*Data supplied*:
☆ ☆ ☆ ☆ ☆
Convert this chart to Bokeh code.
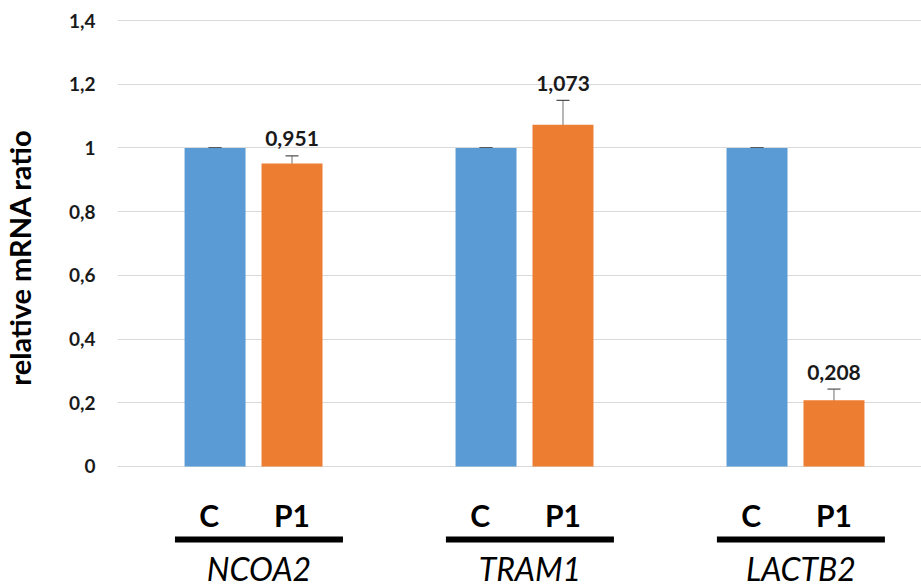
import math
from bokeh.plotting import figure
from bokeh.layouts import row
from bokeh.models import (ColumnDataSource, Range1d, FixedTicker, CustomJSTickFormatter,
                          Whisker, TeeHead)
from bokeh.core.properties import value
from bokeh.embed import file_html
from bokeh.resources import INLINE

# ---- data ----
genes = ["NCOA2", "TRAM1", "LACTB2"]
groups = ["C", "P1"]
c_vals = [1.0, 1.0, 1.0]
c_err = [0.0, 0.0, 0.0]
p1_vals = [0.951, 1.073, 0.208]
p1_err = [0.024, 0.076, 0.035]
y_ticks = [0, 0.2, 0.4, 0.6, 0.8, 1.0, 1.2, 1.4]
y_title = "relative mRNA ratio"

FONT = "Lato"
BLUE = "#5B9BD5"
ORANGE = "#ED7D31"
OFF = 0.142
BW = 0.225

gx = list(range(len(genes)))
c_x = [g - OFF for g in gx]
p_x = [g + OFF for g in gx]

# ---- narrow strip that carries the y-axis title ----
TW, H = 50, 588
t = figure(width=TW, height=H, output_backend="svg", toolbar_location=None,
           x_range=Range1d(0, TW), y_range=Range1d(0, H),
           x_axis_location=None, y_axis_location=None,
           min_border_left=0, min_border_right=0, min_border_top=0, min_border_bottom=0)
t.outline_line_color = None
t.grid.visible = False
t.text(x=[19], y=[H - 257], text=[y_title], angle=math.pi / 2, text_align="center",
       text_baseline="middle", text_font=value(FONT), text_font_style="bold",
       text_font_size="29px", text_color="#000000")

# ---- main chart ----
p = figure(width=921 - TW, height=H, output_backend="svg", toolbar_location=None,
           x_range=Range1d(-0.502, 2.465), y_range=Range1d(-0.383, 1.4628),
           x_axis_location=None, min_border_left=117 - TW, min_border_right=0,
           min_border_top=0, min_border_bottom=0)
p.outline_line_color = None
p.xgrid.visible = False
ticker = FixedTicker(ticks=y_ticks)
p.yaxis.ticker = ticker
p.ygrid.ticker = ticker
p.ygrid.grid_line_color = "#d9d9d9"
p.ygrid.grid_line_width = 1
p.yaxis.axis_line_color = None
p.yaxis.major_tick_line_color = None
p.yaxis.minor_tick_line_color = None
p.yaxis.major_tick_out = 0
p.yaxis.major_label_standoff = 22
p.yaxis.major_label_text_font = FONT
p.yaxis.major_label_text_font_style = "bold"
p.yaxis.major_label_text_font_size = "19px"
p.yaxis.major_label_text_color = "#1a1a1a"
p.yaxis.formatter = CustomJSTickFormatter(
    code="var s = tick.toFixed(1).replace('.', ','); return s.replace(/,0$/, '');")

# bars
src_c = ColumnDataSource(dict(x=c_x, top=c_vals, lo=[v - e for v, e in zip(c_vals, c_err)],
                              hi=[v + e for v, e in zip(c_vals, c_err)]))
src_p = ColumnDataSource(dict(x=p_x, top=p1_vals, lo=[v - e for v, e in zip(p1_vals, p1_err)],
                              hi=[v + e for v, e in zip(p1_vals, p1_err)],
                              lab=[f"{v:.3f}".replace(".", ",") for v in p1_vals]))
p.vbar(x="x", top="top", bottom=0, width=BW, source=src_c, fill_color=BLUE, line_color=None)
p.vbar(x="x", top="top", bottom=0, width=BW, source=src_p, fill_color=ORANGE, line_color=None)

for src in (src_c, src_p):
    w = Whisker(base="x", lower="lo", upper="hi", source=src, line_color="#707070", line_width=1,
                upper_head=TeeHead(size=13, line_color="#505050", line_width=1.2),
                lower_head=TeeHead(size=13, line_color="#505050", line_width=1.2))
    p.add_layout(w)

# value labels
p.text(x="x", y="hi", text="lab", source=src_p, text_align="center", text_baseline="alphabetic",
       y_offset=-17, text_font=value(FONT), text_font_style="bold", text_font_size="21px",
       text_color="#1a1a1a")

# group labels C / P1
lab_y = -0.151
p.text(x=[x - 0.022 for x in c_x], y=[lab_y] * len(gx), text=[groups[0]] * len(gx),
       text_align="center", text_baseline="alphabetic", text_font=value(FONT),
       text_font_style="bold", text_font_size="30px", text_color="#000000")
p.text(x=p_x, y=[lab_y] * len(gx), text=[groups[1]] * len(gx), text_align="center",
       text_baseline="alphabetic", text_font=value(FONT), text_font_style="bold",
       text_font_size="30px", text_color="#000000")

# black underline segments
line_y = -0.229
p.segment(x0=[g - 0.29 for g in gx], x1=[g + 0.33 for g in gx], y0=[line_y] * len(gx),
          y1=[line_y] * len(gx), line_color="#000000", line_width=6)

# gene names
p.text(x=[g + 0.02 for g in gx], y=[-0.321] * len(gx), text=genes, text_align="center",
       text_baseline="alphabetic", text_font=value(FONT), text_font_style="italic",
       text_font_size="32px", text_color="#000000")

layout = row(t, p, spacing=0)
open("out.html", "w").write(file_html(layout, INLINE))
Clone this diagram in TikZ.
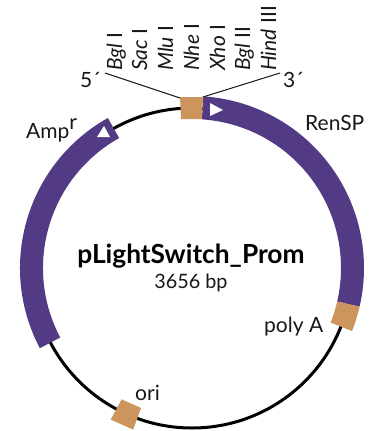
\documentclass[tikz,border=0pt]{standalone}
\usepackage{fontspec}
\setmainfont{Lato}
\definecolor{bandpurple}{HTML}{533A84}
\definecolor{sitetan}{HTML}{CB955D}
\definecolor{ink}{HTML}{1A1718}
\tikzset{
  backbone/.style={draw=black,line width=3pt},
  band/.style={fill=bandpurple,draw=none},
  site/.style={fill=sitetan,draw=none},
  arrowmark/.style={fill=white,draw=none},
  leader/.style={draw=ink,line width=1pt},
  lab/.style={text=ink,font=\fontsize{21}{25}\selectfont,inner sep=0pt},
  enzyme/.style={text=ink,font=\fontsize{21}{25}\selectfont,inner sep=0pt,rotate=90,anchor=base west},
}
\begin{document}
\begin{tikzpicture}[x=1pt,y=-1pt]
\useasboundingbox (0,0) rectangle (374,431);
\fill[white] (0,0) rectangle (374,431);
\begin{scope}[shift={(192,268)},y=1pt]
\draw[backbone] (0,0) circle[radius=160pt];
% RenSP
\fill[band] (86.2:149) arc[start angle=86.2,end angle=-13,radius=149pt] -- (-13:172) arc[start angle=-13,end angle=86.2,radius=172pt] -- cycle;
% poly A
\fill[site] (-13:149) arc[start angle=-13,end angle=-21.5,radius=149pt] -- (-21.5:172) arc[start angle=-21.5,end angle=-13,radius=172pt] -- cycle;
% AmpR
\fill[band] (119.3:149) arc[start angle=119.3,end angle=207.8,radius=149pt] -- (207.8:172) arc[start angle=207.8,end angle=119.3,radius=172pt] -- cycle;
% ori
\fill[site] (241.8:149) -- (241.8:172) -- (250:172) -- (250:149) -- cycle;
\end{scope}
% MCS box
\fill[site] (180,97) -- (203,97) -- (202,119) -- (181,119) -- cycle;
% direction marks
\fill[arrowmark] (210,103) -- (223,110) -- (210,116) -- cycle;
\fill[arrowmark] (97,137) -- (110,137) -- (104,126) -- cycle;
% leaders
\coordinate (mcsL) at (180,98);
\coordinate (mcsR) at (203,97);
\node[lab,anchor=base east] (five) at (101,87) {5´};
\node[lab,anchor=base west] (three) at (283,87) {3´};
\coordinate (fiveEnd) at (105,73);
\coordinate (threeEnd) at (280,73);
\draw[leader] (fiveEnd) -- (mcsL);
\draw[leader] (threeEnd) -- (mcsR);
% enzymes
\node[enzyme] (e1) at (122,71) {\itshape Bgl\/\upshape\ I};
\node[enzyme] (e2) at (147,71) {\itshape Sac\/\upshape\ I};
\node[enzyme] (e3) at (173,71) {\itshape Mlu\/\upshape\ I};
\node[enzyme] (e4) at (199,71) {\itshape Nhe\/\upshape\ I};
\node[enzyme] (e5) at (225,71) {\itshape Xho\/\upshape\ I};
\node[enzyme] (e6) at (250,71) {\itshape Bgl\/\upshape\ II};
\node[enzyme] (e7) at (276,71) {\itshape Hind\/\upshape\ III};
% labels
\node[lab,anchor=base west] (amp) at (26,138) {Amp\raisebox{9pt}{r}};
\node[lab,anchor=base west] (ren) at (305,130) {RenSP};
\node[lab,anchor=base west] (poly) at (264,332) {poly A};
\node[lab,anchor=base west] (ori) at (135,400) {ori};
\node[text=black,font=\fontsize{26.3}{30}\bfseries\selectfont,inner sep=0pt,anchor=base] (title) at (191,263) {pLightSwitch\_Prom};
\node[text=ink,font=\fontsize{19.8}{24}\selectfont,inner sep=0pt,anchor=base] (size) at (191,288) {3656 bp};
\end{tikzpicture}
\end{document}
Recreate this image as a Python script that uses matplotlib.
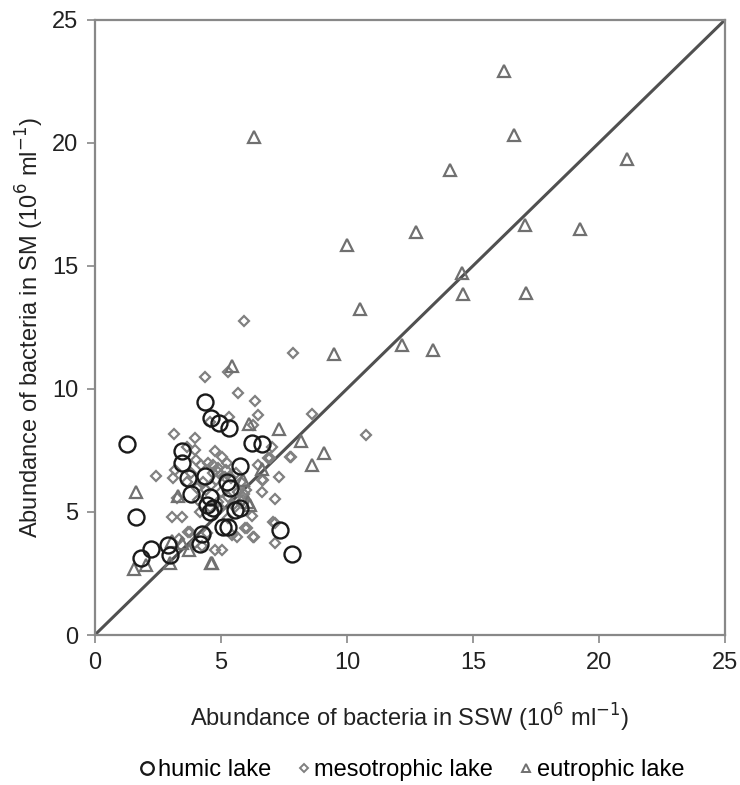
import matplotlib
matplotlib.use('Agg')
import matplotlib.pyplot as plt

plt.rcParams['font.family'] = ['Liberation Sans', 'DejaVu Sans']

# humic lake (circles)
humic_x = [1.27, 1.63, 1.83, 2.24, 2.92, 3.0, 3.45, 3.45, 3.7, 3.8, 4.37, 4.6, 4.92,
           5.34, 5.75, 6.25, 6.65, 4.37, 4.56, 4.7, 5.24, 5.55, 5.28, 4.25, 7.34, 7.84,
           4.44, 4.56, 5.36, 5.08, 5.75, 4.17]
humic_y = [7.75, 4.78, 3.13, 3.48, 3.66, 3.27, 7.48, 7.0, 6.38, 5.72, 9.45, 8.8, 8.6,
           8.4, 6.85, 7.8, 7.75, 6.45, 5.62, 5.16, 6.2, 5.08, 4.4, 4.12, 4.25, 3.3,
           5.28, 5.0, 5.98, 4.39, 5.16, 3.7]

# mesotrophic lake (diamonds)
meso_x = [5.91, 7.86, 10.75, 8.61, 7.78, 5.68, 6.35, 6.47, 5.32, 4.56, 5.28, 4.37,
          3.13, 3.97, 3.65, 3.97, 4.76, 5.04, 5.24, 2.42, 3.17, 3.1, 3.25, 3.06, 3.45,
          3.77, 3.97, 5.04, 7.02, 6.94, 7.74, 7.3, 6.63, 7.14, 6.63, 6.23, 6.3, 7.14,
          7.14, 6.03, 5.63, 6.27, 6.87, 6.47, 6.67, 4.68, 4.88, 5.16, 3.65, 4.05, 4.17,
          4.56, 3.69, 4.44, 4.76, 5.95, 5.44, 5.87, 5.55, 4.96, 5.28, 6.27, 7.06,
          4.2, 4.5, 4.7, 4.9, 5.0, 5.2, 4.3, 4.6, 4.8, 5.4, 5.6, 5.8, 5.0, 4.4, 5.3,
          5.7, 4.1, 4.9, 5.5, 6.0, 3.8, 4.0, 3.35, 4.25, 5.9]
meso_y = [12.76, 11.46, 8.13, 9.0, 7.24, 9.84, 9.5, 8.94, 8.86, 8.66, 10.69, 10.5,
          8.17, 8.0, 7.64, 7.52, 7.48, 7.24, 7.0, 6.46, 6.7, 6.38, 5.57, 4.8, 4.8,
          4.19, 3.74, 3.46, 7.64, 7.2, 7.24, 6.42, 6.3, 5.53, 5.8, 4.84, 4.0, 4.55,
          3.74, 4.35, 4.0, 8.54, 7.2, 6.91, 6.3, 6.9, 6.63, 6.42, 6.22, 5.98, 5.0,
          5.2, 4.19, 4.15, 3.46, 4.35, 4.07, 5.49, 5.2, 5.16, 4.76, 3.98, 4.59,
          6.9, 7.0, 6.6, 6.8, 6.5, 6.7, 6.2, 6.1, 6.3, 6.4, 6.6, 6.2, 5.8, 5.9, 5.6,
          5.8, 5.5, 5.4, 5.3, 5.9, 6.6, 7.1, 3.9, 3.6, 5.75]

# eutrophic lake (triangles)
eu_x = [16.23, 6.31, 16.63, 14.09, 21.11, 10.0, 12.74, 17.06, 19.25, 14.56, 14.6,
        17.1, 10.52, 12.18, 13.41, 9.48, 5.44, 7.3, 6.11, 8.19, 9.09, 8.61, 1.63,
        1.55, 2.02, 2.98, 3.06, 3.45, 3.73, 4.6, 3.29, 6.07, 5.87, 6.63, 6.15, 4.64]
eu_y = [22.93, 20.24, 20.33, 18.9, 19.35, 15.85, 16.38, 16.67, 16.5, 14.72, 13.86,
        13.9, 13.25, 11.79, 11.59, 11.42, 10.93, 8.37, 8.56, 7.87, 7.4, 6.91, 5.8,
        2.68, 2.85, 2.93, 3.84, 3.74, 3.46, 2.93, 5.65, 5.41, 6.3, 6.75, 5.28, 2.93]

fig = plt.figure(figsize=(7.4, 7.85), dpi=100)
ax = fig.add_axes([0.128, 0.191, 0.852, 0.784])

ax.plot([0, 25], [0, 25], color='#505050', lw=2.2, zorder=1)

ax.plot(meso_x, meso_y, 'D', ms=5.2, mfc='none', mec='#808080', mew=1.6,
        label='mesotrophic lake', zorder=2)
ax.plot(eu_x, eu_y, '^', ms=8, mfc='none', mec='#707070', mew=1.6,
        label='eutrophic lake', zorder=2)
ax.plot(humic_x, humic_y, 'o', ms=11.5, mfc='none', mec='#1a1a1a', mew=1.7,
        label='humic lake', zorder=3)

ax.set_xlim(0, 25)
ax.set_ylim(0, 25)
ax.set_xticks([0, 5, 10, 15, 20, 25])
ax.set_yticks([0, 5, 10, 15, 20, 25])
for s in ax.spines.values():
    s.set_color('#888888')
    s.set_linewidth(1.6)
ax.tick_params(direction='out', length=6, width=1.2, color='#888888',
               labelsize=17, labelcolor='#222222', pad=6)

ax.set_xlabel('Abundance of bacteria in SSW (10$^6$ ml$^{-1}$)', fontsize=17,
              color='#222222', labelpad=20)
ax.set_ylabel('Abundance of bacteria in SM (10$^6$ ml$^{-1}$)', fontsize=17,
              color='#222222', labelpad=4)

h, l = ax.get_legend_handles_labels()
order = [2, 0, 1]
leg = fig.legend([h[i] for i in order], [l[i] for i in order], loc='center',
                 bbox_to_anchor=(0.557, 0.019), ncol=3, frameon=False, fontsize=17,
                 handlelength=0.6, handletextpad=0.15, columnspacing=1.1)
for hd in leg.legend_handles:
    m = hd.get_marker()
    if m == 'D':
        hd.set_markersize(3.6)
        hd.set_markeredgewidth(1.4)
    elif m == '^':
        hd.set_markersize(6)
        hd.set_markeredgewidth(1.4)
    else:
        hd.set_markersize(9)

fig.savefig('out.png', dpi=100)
☆ ☆ ☆ ☆ ☆
*Your instructions*: Start with the line that includes "Recreate this image" and finish with the line that includes "5.28, 5.0, 5.98, 4.39, 5.16, 3.7]": reproduce those lines exactly, nothing before or after, and omit any pictures.

*Complete response*:
Recreate this image as a Python script that uses matplotlib.
import matplotlib
matplotlib.use('Agg')
import matplotlib.pyplot as plt

plt.rcParams['font.family'] = ['Liberation Sans', 'DejaVu Sans']

# humic lake (circles)
humic_x = [1.27, 1.63, 1.83, 2.24, 2.92, 3.0, 3.45, 3.45, 3.7, 3.8, 4.37, 4.6, 4.92,
           5.34, 5.75, 6.25, 6.65, 4.37, 4.56, 4.7, 5.24, 5.55, 5.28, 4.25, 7.34, 7.84,
           4.44, 4.56, 5.36, 5.08, 5.75, 4.17]
humic_y = [7.75, 4.78, 3.13, 3.48, 3.66, 3.27, 7.48, 7.0, 6.38, 5.72, 9.45, 8.8, 8.6,
           8.4, 6.85, 7.8, 7.75, 6.45, 5.62, 5.16, 6.2, 5.08, 4.4, 4.12, 4.25, 3.3,
           5.28, 5.0, 5.98, 4.39, 5.16, 3.7]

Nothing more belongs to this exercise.